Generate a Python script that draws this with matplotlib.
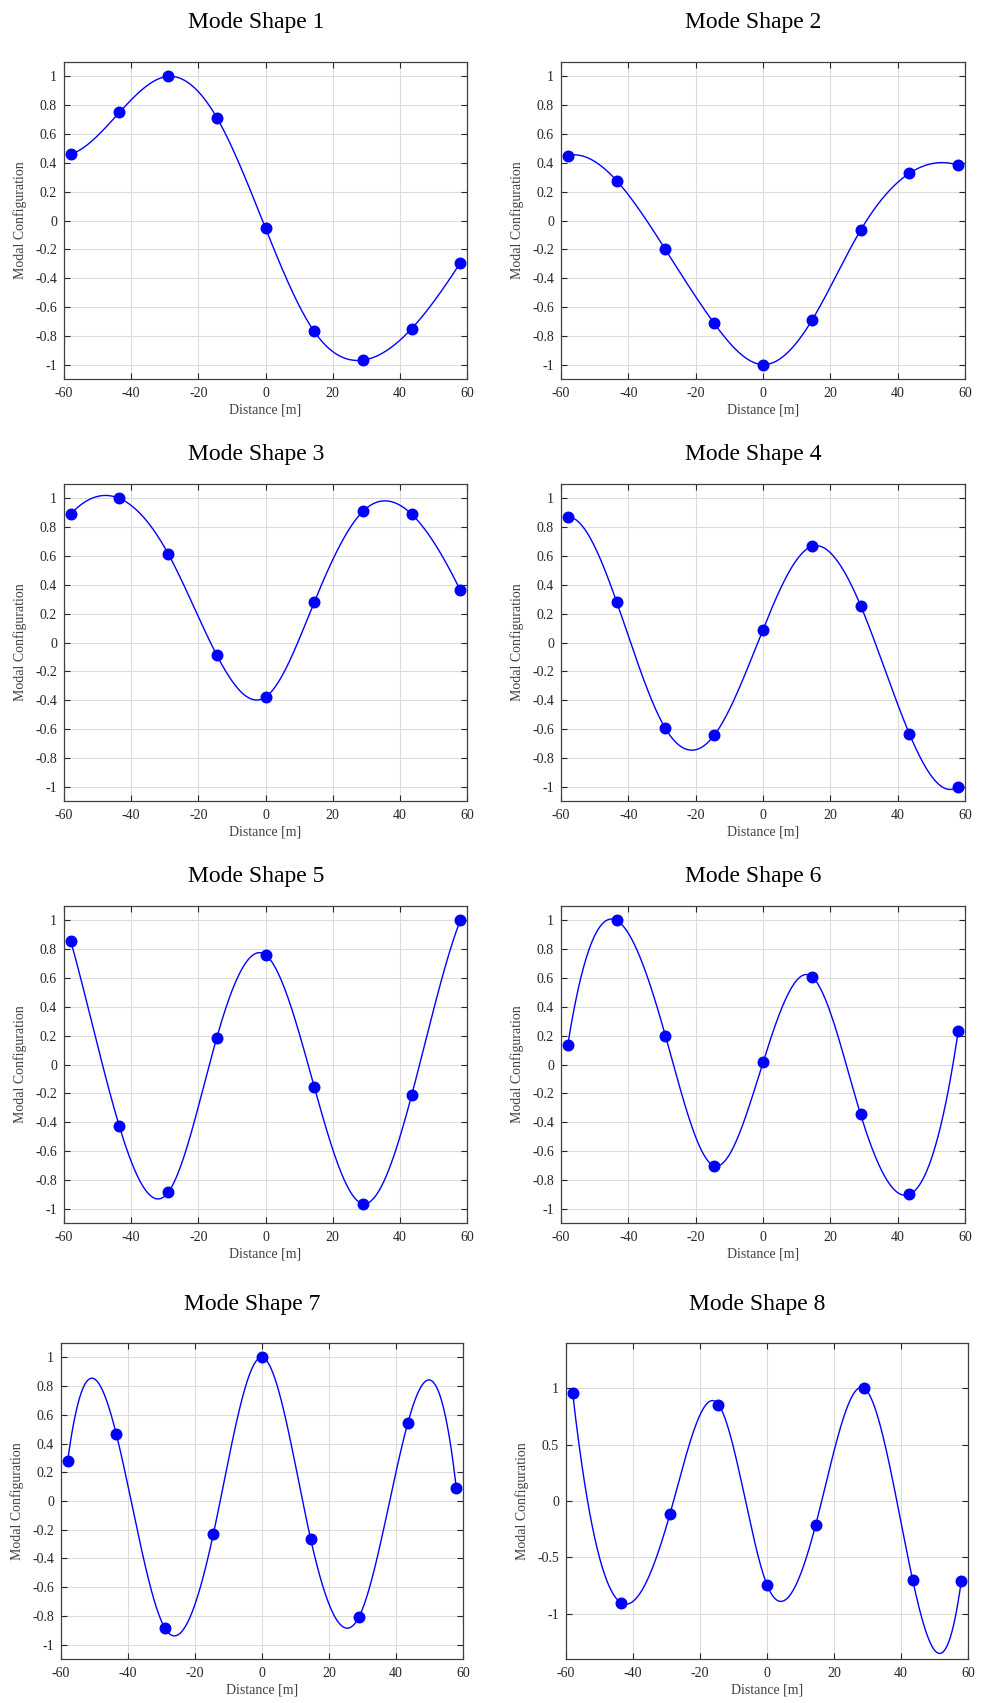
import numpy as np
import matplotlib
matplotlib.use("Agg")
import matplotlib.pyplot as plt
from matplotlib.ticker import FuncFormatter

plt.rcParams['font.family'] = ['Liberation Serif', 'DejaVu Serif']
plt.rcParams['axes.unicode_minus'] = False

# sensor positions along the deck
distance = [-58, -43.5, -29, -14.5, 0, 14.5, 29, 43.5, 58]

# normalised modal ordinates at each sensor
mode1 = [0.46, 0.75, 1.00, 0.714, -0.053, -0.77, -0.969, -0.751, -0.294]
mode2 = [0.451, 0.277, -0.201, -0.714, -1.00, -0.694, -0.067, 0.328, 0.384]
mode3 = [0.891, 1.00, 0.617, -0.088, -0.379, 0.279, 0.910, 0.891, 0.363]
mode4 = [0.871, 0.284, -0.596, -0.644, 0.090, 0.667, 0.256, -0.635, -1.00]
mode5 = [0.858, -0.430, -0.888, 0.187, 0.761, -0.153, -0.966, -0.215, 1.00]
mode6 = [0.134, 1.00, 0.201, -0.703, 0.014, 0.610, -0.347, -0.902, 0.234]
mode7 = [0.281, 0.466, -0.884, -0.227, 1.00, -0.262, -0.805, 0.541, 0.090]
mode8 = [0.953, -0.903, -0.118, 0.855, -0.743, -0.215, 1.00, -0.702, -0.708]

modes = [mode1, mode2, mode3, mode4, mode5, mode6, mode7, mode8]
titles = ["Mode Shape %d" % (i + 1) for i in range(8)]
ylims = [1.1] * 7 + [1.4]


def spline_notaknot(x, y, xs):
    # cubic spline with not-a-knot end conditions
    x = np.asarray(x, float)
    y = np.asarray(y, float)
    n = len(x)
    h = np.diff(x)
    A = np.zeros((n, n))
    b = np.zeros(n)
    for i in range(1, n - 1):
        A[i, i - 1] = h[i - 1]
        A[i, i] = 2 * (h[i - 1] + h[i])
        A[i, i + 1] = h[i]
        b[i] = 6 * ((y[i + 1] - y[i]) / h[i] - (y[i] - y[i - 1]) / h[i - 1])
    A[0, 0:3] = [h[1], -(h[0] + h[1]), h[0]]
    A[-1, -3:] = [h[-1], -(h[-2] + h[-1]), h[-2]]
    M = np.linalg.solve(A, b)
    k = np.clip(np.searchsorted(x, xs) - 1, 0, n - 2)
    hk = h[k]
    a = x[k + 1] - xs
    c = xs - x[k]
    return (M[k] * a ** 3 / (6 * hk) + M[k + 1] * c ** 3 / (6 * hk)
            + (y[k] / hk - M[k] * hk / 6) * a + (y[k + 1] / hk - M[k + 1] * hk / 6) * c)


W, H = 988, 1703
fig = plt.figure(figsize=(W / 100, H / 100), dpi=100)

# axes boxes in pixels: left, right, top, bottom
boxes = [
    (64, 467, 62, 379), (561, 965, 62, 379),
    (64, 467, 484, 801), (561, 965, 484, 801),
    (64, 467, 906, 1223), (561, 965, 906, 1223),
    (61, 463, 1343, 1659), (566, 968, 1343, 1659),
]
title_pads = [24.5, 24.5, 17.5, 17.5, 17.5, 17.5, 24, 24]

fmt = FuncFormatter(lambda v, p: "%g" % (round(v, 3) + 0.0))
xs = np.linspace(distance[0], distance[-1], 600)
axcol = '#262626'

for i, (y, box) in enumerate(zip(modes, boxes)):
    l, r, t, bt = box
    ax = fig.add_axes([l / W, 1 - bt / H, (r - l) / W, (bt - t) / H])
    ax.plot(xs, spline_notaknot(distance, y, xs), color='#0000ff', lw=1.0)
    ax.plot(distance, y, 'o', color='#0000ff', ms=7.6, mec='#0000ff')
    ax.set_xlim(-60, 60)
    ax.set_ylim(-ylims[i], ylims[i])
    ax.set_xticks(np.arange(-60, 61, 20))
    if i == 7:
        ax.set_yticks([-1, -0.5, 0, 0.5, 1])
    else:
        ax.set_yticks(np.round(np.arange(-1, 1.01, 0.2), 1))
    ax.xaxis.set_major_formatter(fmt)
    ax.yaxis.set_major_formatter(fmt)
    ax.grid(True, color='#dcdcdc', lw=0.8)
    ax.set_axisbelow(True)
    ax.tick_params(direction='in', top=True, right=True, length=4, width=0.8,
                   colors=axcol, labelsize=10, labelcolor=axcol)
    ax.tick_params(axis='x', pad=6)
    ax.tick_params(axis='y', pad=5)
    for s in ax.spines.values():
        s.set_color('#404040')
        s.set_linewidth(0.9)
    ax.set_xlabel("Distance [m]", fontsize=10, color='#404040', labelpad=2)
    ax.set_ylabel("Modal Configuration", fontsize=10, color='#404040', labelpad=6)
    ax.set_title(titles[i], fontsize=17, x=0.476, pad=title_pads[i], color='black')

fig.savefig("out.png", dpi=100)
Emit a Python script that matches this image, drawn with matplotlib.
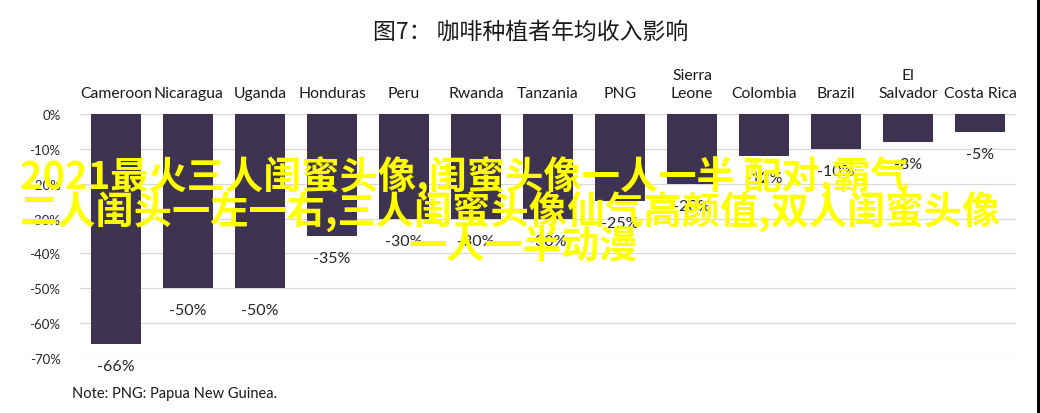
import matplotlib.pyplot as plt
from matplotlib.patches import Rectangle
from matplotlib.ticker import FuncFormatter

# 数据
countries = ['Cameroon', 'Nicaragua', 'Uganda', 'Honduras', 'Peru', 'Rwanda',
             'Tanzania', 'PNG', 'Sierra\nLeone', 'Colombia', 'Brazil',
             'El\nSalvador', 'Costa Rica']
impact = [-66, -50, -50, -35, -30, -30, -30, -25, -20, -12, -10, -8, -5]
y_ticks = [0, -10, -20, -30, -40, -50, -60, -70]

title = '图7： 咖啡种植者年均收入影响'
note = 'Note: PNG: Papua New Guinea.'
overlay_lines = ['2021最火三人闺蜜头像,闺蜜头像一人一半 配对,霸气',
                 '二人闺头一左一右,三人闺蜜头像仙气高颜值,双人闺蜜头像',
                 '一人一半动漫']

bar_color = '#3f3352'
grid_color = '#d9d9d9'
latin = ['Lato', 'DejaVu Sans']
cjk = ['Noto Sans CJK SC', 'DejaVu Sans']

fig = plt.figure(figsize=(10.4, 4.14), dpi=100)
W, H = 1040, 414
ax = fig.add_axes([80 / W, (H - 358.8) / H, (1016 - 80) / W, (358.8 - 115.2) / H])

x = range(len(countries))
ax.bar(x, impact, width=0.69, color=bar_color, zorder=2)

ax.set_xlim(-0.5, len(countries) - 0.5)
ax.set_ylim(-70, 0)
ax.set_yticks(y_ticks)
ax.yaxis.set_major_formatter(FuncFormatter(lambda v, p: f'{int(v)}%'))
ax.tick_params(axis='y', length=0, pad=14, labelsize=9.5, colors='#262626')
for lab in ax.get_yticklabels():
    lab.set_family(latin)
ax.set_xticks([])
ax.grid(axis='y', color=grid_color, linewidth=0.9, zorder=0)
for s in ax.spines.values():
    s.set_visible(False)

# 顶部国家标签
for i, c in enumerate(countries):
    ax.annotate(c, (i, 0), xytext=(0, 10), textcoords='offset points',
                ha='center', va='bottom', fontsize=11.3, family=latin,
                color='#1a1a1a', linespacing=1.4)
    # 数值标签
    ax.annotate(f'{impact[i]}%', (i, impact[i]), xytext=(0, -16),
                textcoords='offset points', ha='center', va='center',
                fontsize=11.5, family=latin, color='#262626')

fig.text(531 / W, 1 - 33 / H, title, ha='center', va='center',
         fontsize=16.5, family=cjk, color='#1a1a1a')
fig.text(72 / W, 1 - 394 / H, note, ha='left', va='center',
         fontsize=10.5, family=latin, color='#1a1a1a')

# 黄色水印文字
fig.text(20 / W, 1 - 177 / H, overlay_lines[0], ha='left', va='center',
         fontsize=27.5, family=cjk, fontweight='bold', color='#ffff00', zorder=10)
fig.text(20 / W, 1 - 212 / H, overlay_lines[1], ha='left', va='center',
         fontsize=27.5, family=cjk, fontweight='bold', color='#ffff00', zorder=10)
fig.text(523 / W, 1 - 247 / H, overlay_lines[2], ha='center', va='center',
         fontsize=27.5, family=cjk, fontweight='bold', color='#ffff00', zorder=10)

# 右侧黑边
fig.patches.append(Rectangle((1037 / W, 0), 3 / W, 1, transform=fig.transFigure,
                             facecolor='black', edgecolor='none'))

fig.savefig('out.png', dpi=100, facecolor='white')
··········
Task description
Without the pictures, write out the lines from the beginning of the entries through the line with "fig = plt.figure(figsize=(W".

Written answer
Generate a Python script that draws this with matplotlib.
import numpy as np
import matplotlib
matplotlib.use("Agg")
import matplotlib.pyplot as plt
from matplotlib.ticker import FuncFormatter

plt.rcParams['font.family'] = ['Liberation Serif', 'DejaVu Serif']
plt.rcParams['axes.unicode_minus'] = False

# sensor positions along the deck
distance = [-58, -43.5, -29, -14.5, 0, 14.5, 29, 43.5, 58]

# normalised modal ordinates at each sensor
mode1 = [0.46, 0.75, 1.00, 0.714, -0.053, -0.77, -0.969, -0.751, -0.294]
mode2 = [0.451, 0.277, -0.201, -0.714, -1.00, -0.694, -0.067, 0.328, 0.384]
mode3 = [0.891, 1.00, 0.617, -0.088, -0.379, 0.279, 0.910, 0.891, 0.363]
mode4 = [0.871, 0.284, -0.596, -0.644, 0.090, 0.667, 0.256, -0.635, -1.00]
mode5 = [0.858, -0.430, -0.888, 0.187, 0.761, -0.153, -0.966, -0.215, 1.00]
mode6 = [0.134, 1.00, 0.201, -0.703, 0.014, 0.610, -0.347, -0.902, 0.234]
mode7 = [0.281, 0.466, -0.884, -0.227, 1.00, -0.262, -0.805, 0.541, 0.090]
mode8 = [0.953, -0.903, -0.118, 0.855, -0.743, -0.215, 1.00, -0.702, -0.708]

modes = [mode1, mode2, mode3, mode4, mode5, mode6, mode7, mode8]
titles = ["Mode Shape %d" % (i + 1) for i in range(8)]
ylims = [1.1] * 7 + [1.4]


def spline_notaknot(x, y, xs):
    # cubic spline with not-a-knot end conditions
    x = np.asarray(x, float)
    y = np.asarray(y, float)
    n = len(x)
    h = np.diff(x)
    A = np.zeros((n, n))
    b = np.zeros(n)
    for i in range(1, n - 1):
        A[i, i - 1] = h[i - 1]
        A[i, i] = 2 * (h[i - 1] + h[i])
        A[i, i + 1] = h[i]
        b[i] = 6 * ((y[i + 1] - y[i]) / h[i] - (y[i] - y[i - 1]) / h[i - 1])
    A[0, 0:3] = [h[1], -(h[0] + h[1]), h[0]]
    A[-1, -3:] = [h[-1], -(h[-2] + h[-1]), h[-2]]
    M = np.linalg.solve(A, b)
    k = np.clip(np.searchsorted(x, xs) - 1, 0, n - 2)
    hk = h[k]
    a = x[k + 1] - xs
    c = xs - x[k]
    return (M[k] * a ** 3 / (6 * hk) + M[k + 1] * c ** 3 / (6 * hk)
            + (y[k] / hk - M[k] * hk / 6) * a + (y[k + 1] / hk - M[k + 1] * hk / 6) * c)


W, H = 988, 1703
fig = plt.figure(figsize=(W / 100, H / 100), dpi=100)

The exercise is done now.